**AIM OF THE TASK**
Output the first line of the listing and each line after it, up to and including the line that contains "const Y_TITLE = 'Cross Section (cm^2)';", exactly as written, minus the pictures.

**DATASET CONTENT**

★ ★ ★ ★ ★ ★ ★

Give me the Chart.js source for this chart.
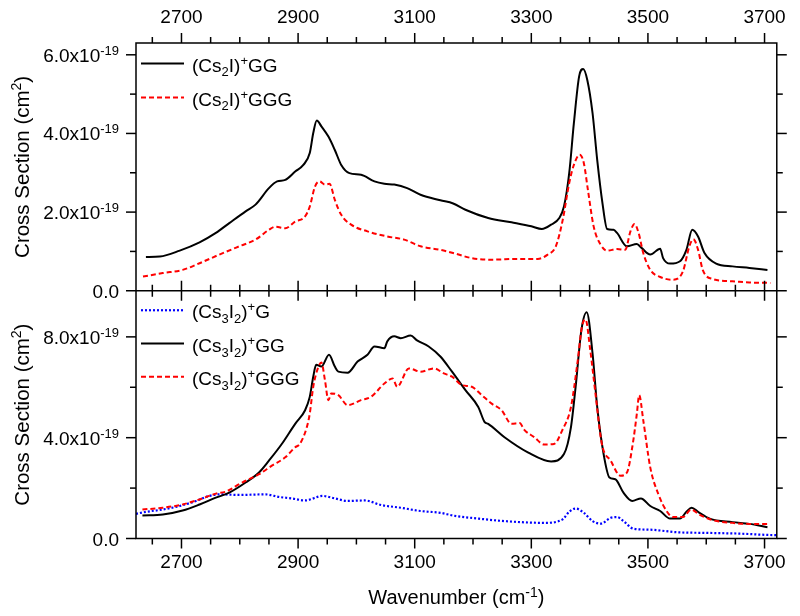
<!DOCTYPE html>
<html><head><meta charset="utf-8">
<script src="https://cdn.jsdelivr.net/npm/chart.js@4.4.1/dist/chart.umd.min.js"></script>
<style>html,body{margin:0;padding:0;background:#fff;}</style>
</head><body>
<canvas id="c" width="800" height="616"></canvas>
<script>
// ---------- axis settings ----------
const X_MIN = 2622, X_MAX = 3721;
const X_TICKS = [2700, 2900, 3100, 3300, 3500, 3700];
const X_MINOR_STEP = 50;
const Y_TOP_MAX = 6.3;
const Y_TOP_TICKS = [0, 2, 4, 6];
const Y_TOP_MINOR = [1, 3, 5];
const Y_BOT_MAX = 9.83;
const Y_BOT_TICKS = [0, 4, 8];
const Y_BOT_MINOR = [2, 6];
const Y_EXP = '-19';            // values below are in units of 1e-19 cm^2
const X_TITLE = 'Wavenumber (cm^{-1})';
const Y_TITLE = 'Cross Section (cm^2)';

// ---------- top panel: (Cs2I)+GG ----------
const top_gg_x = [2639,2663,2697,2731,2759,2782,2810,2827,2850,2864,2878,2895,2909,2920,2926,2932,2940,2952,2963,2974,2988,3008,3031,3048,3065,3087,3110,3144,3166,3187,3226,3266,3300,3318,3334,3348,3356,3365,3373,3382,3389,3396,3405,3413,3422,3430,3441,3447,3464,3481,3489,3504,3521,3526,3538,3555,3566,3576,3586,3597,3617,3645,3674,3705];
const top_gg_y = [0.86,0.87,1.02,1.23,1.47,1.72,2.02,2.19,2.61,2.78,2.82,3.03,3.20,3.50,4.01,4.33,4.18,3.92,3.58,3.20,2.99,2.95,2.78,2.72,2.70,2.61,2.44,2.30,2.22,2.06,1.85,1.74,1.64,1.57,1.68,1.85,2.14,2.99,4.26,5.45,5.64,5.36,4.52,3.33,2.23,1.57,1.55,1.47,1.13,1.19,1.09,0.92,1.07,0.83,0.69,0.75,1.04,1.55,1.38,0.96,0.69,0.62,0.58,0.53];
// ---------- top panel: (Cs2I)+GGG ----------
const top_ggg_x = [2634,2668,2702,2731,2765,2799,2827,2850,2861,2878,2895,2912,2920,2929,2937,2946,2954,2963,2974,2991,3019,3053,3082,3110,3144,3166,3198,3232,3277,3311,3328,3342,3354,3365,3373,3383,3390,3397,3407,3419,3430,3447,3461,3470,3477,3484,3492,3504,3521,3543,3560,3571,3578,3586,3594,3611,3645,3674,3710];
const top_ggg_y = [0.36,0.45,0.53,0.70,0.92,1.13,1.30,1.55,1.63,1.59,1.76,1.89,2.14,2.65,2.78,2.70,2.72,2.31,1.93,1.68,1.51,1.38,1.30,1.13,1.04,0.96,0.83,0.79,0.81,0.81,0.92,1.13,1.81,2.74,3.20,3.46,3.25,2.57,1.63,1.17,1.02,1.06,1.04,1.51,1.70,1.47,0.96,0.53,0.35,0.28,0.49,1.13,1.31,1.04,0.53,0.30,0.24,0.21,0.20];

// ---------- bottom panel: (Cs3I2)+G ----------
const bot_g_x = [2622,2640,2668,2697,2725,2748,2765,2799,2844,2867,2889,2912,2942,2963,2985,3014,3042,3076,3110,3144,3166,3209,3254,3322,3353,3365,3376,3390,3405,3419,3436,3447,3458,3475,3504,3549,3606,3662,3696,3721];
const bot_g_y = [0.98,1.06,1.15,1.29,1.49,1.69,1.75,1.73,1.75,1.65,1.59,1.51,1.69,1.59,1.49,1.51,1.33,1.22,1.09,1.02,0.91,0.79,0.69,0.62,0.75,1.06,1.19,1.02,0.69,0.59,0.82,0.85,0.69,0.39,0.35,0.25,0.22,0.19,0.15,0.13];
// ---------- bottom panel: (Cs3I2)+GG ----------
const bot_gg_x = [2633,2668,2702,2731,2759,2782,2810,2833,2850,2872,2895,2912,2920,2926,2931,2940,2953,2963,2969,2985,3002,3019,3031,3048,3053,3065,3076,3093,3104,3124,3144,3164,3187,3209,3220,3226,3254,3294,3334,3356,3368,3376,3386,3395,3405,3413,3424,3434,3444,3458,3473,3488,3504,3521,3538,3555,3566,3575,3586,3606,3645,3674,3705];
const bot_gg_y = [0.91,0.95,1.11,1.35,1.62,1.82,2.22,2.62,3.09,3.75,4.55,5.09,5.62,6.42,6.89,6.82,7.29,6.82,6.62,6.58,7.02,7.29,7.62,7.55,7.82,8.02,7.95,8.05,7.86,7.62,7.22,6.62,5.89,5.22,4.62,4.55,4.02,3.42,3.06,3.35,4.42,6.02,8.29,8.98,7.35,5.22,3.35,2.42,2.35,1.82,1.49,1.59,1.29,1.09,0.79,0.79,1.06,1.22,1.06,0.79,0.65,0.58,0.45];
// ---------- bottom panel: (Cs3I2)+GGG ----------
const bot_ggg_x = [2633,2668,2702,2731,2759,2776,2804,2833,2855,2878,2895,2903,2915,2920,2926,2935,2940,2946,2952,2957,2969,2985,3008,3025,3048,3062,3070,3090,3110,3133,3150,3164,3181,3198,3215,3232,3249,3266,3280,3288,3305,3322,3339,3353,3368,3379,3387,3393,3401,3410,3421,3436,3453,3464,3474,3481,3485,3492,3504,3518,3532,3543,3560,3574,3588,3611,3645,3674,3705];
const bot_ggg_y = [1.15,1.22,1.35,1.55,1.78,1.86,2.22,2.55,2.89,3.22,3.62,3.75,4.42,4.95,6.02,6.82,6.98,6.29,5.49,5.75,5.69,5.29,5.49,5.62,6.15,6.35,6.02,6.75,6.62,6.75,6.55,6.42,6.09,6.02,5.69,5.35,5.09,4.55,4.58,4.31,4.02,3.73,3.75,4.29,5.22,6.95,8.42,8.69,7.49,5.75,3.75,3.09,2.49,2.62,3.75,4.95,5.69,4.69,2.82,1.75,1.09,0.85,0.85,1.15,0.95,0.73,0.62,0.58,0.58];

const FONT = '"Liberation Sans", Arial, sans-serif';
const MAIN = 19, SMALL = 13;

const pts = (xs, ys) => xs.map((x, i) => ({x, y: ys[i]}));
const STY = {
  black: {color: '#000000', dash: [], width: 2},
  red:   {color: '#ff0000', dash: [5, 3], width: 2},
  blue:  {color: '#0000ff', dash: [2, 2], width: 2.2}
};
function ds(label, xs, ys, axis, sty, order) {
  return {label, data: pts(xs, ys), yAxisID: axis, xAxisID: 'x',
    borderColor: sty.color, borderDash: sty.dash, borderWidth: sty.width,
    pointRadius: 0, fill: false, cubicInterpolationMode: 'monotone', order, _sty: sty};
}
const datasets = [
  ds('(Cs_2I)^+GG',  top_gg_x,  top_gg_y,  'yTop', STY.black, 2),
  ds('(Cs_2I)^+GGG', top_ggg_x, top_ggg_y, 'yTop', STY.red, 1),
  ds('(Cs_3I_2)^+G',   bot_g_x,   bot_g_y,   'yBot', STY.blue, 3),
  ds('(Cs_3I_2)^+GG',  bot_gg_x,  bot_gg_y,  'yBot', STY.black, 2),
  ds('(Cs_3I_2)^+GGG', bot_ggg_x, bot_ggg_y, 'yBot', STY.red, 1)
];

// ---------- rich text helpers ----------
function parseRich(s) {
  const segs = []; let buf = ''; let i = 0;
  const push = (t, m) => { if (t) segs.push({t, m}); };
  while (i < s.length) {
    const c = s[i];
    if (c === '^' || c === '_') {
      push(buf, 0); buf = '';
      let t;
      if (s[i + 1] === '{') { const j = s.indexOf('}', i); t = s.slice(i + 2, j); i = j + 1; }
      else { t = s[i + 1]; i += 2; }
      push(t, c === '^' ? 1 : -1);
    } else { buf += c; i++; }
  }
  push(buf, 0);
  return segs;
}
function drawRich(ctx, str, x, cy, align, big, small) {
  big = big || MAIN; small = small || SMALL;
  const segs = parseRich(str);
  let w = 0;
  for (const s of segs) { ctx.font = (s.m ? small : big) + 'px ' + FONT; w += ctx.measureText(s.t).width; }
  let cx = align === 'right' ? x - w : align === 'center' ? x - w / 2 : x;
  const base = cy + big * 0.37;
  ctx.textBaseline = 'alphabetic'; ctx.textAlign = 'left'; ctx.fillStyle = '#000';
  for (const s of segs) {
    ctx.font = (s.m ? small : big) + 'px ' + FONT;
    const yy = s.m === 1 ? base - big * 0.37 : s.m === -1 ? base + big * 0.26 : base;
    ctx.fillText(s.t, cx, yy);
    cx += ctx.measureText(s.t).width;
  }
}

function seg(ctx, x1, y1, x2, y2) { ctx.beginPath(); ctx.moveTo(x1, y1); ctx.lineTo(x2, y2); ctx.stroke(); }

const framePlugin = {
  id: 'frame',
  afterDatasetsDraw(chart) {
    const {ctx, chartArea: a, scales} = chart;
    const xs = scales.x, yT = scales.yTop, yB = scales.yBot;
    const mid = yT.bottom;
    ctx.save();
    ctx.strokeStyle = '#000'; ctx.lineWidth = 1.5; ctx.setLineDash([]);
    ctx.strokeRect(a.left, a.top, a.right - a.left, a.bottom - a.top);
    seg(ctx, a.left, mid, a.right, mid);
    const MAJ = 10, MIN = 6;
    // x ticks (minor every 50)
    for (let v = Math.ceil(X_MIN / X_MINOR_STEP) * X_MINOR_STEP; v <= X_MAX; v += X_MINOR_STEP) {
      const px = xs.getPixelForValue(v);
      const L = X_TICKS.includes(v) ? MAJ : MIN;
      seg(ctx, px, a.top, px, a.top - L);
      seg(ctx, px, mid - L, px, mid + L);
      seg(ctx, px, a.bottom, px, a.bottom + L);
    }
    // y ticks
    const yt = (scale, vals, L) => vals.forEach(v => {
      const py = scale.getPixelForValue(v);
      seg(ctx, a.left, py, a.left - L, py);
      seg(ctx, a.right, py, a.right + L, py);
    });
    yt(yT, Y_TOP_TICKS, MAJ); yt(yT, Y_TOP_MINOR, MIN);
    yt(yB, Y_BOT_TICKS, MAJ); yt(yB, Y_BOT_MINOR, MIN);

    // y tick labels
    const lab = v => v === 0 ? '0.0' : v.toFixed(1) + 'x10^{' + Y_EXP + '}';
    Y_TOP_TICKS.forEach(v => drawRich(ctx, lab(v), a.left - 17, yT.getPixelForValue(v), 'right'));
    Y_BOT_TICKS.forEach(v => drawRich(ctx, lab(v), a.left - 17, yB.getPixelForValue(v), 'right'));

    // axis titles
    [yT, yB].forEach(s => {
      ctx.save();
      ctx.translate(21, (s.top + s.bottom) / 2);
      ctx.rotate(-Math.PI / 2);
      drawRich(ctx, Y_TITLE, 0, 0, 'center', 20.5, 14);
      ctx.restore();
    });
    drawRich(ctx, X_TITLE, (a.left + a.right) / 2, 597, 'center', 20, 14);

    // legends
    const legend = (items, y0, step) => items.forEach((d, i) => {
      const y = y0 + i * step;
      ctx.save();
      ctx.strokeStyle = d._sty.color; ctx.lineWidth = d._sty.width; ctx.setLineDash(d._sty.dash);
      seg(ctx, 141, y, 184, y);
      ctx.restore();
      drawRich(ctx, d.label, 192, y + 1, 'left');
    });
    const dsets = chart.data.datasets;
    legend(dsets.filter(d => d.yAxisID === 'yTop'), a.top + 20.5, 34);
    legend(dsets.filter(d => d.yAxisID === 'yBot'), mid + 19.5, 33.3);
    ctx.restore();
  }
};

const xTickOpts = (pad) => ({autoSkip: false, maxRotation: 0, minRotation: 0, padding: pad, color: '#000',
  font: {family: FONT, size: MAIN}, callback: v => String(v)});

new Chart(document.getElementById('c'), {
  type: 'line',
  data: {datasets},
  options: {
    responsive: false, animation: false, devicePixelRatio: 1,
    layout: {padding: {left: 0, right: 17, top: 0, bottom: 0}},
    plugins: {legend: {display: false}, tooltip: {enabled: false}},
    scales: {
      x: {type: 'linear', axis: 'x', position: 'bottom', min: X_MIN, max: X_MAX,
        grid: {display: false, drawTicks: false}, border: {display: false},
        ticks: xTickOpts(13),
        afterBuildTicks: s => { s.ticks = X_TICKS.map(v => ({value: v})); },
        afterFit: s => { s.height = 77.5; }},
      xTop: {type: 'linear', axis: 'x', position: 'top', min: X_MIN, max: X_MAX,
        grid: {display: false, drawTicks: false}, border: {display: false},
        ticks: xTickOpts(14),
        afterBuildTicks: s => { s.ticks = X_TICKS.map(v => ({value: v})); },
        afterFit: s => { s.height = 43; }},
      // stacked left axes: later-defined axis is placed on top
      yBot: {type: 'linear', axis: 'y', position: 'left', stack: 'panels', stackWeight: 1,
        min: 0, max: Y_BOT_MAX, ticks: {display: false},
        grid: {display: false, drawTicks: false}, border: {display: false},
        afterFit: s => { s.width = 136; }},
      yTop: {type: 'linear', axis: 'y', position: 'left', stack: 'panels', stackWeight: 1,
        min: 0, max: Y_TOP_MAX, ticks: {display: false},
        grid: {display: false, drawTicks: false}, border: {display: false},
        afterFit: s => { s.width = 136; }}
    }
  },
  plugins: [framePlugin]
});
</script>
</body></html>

★ ★ ★ ★ ★ ★ ★

**FINAL ANSWER**
Give me the Chart.js source for this chart.
<!DOCTYPE html>
<html><head><meta charset="utf-8">
<script src="https://cdn.jsdelivr.net/npm/chart.js@4.4.1/dist/chart.umd.min.js"></script>
<style>html,body{margin:0;padding:0;background:#fff;}</style>
</head><body>
<canvas id="c" width="800" height="616"></canvas>
<script>
// ---------- axis settings ----------
const X_MIN = 2622, X_MAX = 3721;
const X_TICKS = [2700, 2900, 3100, 3300, 3500, 3700];
const X_MINOR_STEP = 50;
const Y_TOP_MAX = 6.3;
const Y_TOP_TICKS = [0, 2, 4, 6];
const Y_TOP_MINOR = [1, 3, 5];
const Y_BOT_MAX = 9.83;
const Y_BOT_TICKS = [0, 4, 8];
const Y_BOT_MINOR = [2, 6];
const Y_EXP = '-19';            // values below are in units of 1e-19 cm^2
const X_TITLE = 'Wavenumber (cm^{-1})';
const Y_TITLE = 'Cross Section (cm^2)';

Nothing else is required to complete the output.